MedPAC cited the 20% boost that SNFs currently receive when an ultra-high rehabilitation resident jumps from a function score of 5 to 6 as an example of the incentives for nursing homes operators to manipulate assessment data; the agency also pointed to general increases in ultra-high therapy days between 2000 and 2017 as a more macro-level symbol of operators attempting to secure the highest reimbursements allowable under current law.

“CMS found that for a given case-mix group, the number of therapy minutes provided was concentrated near the ‘floor’ of the range in minutes required for the days to be assigned to a case-mix group,” MedPAC wrote. “Providers appear to provide just enough therapy to qualify the days for the particular case-mix group.”

Partially in response to these trends, the Centers for Medicare & Medicaid Services (CMS) changed the incentives for therapy under the upcoming Patient-Driven Payment Model (PDPM), shifting them from volume to resident need; however, the eventual payments will still be based on facilities’ self-generated data regarding patient acuity.

MedPAC additionally noted that providers may inaccurately report higher resident function at discharge in order to portray a sense of improvement, while intake coordinators at the next stop along the continuum artificially depress function scores to give themselves space to improve — and thus perform well on quality measures.

“In addition, some providers may report improvements in function to potential or contracting partners,” MedPAC noted. “Appearing to have achieved large improvements in functional status may help secure referrals from them.”

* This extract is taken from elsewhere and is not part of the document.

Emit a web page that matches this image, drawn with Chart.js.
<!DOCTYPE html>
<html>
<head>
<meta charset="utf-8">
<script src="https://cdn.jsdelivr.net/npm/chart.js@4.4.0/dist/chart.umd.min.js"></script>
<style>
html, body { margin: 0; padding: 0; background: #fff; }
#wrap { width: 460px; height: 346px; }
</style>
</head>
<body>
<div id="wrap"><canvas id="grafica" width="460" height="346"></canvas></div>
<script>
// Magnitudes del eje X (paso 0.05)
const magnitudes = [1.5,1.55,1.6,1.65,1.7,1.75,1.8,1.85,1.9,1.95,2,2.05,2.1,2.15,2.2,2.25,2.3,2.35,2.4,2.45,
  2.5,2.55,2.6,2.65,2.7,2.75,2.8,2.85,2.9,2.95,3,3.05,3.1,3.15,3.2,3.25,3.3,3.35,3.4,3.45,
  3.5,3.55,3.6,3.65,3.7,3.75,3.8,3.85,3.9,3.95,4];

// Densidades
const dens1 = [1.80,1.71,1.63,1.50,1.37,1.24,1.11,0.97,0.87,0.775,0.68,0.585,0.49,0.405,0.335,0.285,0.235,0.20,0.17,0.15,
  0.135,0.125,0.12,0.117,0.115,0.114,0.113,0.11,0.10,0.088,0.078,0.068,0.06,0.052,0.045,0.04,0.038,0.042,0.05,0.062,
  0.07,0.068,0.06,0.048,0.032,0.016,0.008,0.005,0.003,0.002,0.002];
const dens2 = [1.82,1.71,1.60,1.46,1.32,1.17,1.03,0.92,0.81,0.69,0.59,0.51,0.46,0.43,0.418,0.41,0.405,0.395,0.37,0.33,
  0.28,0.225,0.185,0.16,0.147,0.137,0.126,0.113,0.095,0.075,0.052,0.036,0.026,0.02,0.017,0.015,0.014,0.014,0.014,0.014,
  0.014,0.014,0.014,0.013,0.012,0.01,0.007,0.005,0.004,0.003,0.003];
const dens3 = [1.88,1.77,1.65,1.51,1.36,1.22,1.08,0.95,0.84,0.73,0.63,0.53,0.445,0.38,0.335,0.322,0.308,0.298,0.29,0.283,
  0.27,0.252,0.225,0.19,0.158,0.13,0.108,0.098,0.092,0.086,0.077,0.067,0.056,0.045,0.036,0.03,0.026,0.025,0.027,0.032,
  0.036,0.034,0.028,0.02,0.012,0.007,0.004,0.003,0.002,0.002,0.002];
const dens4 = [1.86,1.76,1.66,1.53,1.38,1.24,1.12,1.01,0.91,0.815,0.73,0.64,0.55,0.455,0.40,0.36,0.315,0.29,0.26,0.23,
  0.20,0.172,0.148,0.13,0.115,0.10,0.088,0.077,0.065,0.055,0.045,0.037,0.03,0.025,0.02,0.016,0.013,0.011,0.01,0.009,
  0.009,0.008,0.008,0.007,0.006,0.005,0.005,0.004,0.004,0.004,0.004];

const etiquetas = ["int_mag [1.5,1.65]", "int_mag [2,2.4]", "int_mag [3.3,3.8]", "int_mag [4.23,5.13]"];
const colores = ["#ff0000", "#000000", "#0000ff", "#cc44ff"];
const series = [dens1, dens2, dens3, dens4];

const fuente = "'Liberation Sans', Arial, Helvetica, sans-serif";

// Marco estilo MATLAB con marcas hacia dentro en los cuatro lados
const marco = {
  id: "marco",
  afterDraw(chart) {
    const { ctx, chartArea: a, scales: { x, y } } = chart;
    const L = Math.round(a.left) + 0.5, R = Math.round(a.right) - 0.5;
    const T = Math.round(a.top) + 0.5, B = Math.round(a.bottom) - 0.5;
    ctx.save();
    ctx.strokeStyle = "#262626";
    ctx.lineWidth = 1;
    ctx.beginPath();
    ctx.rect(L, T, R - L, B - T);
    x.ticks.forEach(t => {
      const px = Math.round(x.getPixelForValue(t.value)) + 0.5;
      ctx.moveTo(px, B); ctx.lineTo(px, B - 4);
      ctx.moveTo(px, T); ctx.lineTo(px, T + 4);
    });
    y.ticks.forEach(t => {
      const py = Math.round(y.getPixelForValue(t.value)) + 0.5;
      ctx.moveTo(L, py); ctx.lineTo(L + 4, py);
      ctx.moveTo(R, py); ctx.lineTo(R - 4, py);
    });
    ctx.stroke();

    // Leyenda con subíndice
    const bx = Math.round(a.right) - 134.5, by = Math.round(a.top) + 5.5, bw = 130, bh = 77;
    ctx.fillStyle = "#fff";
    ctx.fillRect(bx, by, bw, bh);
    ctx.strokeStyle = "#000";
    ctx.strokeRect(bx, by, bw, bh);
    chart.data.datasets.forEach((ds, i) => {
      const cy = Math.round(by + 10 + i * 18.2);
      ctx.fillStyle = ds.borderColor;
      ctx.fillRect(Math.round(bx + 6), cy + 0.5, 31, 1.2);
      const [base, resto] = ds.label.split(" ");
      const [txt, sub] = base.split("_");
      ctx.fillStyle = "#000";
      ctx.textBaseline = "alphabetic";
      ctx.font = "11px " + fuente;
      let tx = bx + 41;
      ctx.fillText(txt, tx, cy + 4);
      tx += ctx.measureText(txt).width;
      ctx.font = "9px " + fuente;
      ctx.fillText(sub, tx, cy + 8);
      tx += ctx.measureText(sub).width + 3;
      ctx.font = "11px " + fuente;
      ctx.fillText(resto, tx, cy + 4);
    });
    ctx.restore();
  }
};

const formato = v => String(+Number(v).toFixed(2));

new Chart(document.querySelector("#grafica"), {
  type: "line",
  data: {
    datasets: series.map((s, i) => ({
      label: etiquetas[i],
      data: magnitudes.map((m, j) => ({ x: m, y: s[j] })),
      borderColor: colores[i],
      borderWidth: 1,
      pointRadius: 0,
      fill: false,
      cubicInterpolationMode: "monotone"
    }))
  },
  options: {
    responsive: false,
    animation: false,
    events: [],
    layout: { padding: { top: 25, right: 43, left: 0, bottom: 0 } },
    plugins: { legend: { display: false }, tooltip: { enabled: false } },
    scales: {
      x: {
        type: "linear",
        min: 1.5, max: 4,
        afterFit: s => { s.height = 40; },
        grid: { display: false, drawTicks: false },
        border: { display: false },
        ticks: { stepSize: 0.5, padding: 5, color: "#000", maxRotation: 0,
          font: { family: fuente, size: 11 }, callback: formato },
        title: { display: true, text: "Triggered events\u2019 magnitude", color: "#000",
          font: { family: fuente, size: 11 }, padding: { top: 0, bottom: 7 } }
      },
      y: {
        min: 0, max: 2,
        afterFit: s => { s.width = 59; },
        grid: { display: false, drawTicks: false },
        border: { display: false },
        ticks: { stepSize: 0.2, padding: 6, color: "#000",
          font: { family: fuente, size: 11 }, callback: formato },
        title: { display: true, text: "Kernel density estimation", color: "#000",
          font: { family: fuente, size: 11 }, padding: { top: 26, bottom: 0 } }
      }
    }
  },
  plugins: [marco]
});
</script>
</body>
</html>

The agency offered several potential solutions to the perceived problem, including increased auditing of assessments and civil monetary penalties (CMPs) for offenders; mandating that providers use the assessment from the previous care setting as their intake benchmark; and relying on patient-reported outcomes data.

While Congress requires MedPAC to submit two reports per year, the House of Representatives and Senate are under no obligation to take the agency’s advice and frequently ignore it. For instance, MedPAC has routinely argued that Medicare reimbursements for nursing homes are too high and should be reduced, while Congress continues to approve annual market-basket increases for Medicare SNF rates.